Acquasanta Terme è un paese lungo la vecchia Salaria fra Ascoli e Arquata. I due Carabinieri forestali mi aspettano qui. Il maresciallo Davide Rossi è responsabile della Stazione di San Martino d’Acquasanta e coordina il servizio di monitoraggio frane. Passerò la giornata con lui e col suo compagno Gian Mario De Angelis. Partiamo subito. La località che dobbiamo raggiungere si chiama Pito, ed è in pieno Parco Nazionale. Arriviamo in meno di una mezz’oretta di macchina e parcheggiamo in un piccolo piazzale a ridosso delle case.
Il paese è deserto. Quando è arrivata la frana fortunatamente questo piccolo centro abitato fra le montagne era stato già evacuato perché inagibile. Era rimasto un solo abitante, che è stato portato via.
Il terreno erboso è dilaniato da un enorme solco di fango che comincia nella parte più alta della montagna e scende a valle, fino al torrente. Il fango si è trascinato dietro un capanno, gli alberi e ha lambito il centro abitato, fino a tracimare nel torrente e l’acqua ora scorre sulla strada.
Davide e Gian Mario risalgono a piedi fra le case: c’è odore di gas: lo smottamento di terreno potrebbe aver rotto qualche conduttura. Prendono le coordinate e le trasmettono ai Vigili del Fuoco in modo che possano risalire alla perdita. Mentre camminiamo Davide mi spiega come l’abbandono delle campagne sia all’origine di molte di queste frane. «Le sorgenti venivano controllate dagli allevatori ma senza le cure di chi viveva qui, le fonti si sono degradate. Questa è un’area ricca di argilla e arenarie, soggetta di per sé a rischio franoso: i continui terremoti non hanno fatto altro che accelerare i processi».
Davide e Gian Mario cominciano il rilievo di campo: a intervalli regolari misurano con una bindella la larghezza della frana, la pendenza e il perimetro della zona coinvolta. Georeferenziano ogni dettaglio significativo della frana e riportano lutto su una scheda che passeranno all’Autorità del bacino idrografico del Tronto. I dati raccolti serviranno, per quanto possibile, a individuare le zone a rischio e decidere gli interventi per tutelare la popolazione.
Dopo un paio d’ore di rilievi ripartiamo in auto: c’è una seconda segnalazione.
«Quello che ci troveremo davanti adesso è diverso» mi anticipa Gian Mario. «È una frana da distacco e ribaltamento di massi di grandi dimensioni». Quando parcheggiamo l’auto sul ciglio a monte della strada, sul lato a valle un masso alto 4 o 5 metri si è appoggiato appena fuori dalla carreggiata, dopo averla attraversata come un meteorite.

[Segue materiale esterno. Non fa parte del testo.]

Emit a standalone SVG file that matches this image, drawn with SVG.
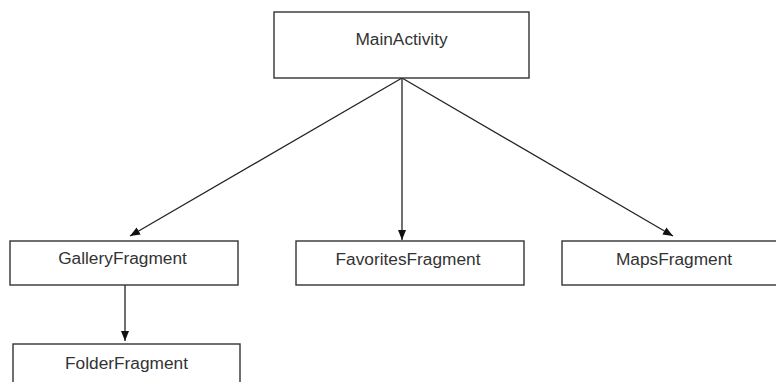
<svg xmlns="http://www.w3.org/2000/svg" width="776" height="382" viewBox="0 0 776 382">
<defs>
<style>
.box{fill:#fff;stroke:#333;stroke-width:1.4}
.lbl{font-family:"Liberation Sans",Arial,sans-serif;font-size:17.3px;fill:#333;text-anchor:middle}
.edge{stroke:#222;stroke-width:1.3;fill:none;marker-end:url(#arr)}
</style>
<marker id="arr" viewBox="0 0 10 10" refX="10" refY="5" markerWidth="10" markerHeight="10" markerUnits="userSpaceOnUse" orient="auto">
<path d="M0,1 L10,5 L0,9 z" fill="#111"/>
</marker>
</defs>
<rect width="776" height="382" fill="#fff"/>
<g id="edges">
<path class="edge" d="M402,78 L130,236"/>
<path class="edge" d="M402,78 L402,240"/>
<path class="edge" d="M402,78 L673,236"/>
<path class="edge" d="M125,285 L125,341"/>
</g>
<g id="MainActivity"><rect class="box" x="274" y="12" width="255" height="66"/><text class="lbl" x="401.5" y="45">MainActivity</text></g>
<g id="GalleryFragment"><rect class="box" x="10" y="241" width="228" height="44"/><text class="lbl" x="122.5" y="263.5">GalleryFragment</text></g>
<g id="FavoritesFragment"><rect class="box" x="296" y="241" width="228" height="44"/><text class="lbl" x="408" y="265">FavoritesFragment</text></g>
<g id="MapsFragment"><rect class="box" x="562" y="241" width="228" height="44"/><text class="lbl" x="674" y="265">MapsFragment</text></g>
<g id="FolderFragment"><rect class="box" x="13" y="344" width="227" height="50"/><text class="lbl" x="126.5" y="368.5">FolderFragment</text></g>
</svg>
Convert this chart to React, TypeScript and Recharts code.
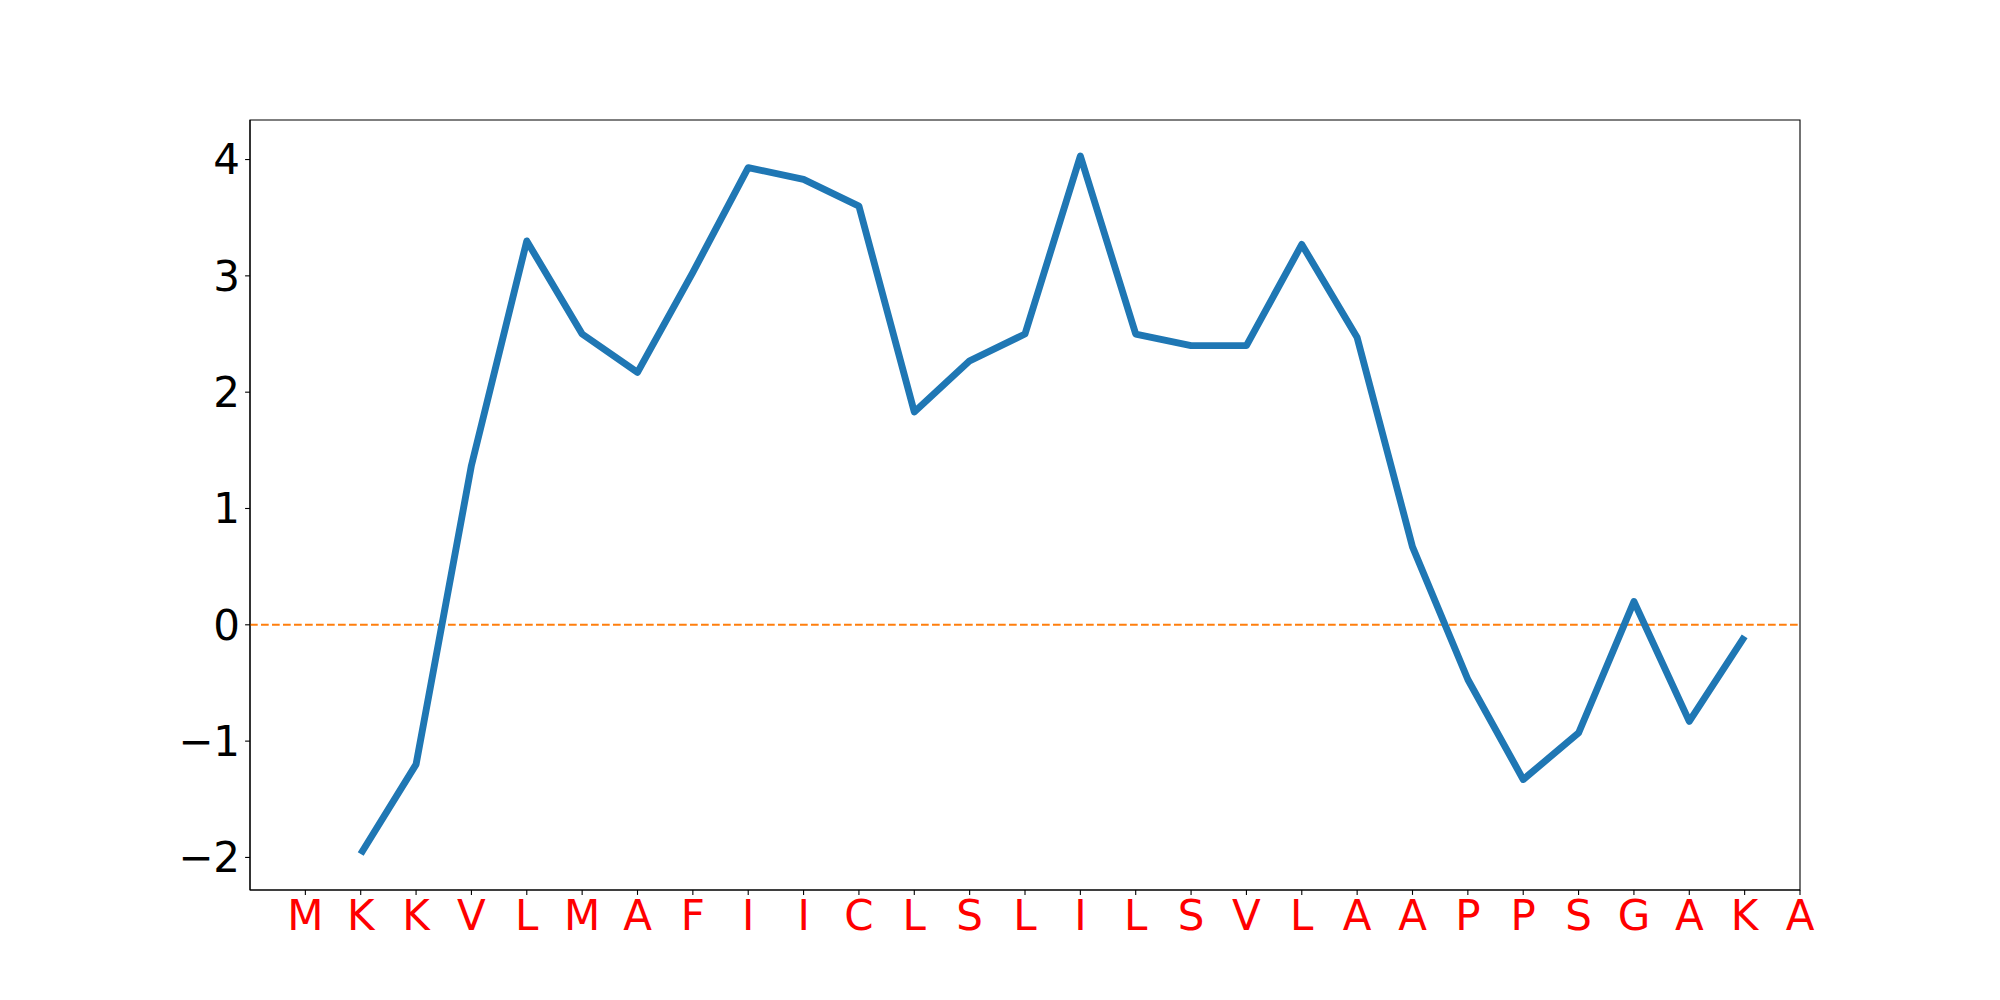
import { LineChart, Line, XAxis, YAxis, ReferenceLine, ReferenceArea } from 'recharts'

// residue sequence shown on the x axis
const residues = ['M', 'K', 'K', 'V', 'L', 'M', 'A', 'F', 'I', 'I', 'C', 'L', 'S', 'L', 'I', 'L', 'S', 'V', 'L', 'A', 'A', 'P', 'P', 'S', 'G', 'A', 'K', 'A']

// hydropathy score per residue (window of 3, ends empty)
const scores: (number | null)[] = [
  null, -1.97, -1.2, 1.37, 3.3, 2.5, 2.17, 3.03, 3.93, 3.83, 3.6, 1.83, 2.27, 2.5,
  4.03, 2.5, 2.4, 2.4, 3.27, 2.47, 0.67, -0.47, -1.33, -0.93, 0.2, -0.83, -0.1, null,
]

const yTicks = [-2, -1, 0, 1, 2, 3, 4]
const xDomain: [number, number] = [-1, 27]
const yDomain: [number, number] = [-2.28, 4.34]

const data = residues.map((r, i) => ({ pos: i, residue: r, score: scores[i] }))

const FONT = '"DejaVu Sans", sans-serif'
const FS = 42

export default function App() {
  return (
    <div style={{ position: 'absolute', left: 0, top: 0, width: 2000, height: 1000, background: '#fff' }}>
      <LineChart
        width={2000}
        height={1000}
        data={data}
        margin={{ top: 120, right: 200, left: 150, bottom: 50 }}
      >
        <XAxis
          dataKey="pos"
          type="number"
          domain={xDomain}
          ticks={residues.map((_, i) => i)}
          tickFormatter={(v: number) => residues[v] ?? ''}
          interval={0}
          height={60}
          stroke="#000"
          strokeWidth={1.1}
          tickSize={4.9}
          tickMargin={5}
          tick={{ fill: '#ff0000', fontSize: FS, fontFamily: FONT }}
          allowDataOverflow
        />
        <YAxis
          type="number"
          domain={yDomain}
          ticks={yTicks}
          tickFormatter={(v: number) => (v < 0 ? '\u2212' + Math.abs(v) : String(v))}
          width={100}
          stroke="#000"
          strokeWidth={1.1}
          tickSize={4.9}
          tickMargin={5}
          tick={{ fill: '#000', fontSize: FS, fontFamily: FONT }}
          allowDataOverflow
        />
        <ReferenceArea
          x1={xDomain[0]}
          x2={xDomain[1]}
          y1={yDomain[0]}
          y2={yDomain[1]}
          fill="none"
          stroke="#000"
          strokeWidth={1.1}
          ifOverflow="visible"
        />
        <ReferenceLine y={0} stroke="#ff7f0e" strokeWidth={2} strokeDasharray="7.7 3.3" />
        <Line
          dataKey="score"
          type="linear"
          stroke="#1f77b4"
          strokeWidth={6.9}
          strokeLinejoin="round"
          dot={false}
          activeDot={false}
          isAnimationActive={false}
        />
      </LineChart>
    </div>
  )
}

Scendendo a valle ha distrutto tutto quello che ha trovato lungo la sua strada: le piante sono divelte, rami e tronchi dappertutto.
Ci arrampichiamo verso la parete rocciosa, nel silenzio si sentono solo i nostri passi.
Poco più in là si vede il punto da cui il blocco di roccia si è staccato, tutto d’un pezzo: la montagna, verso la cima, è orfana di una sua parte. Altri massi si sono staccati più in basso. Insieme si sono trascinati via la linea telefonica. «Questo è frutto delle continue scosse» mi dice Gian Mario «La realtà a volte supera la fantasia».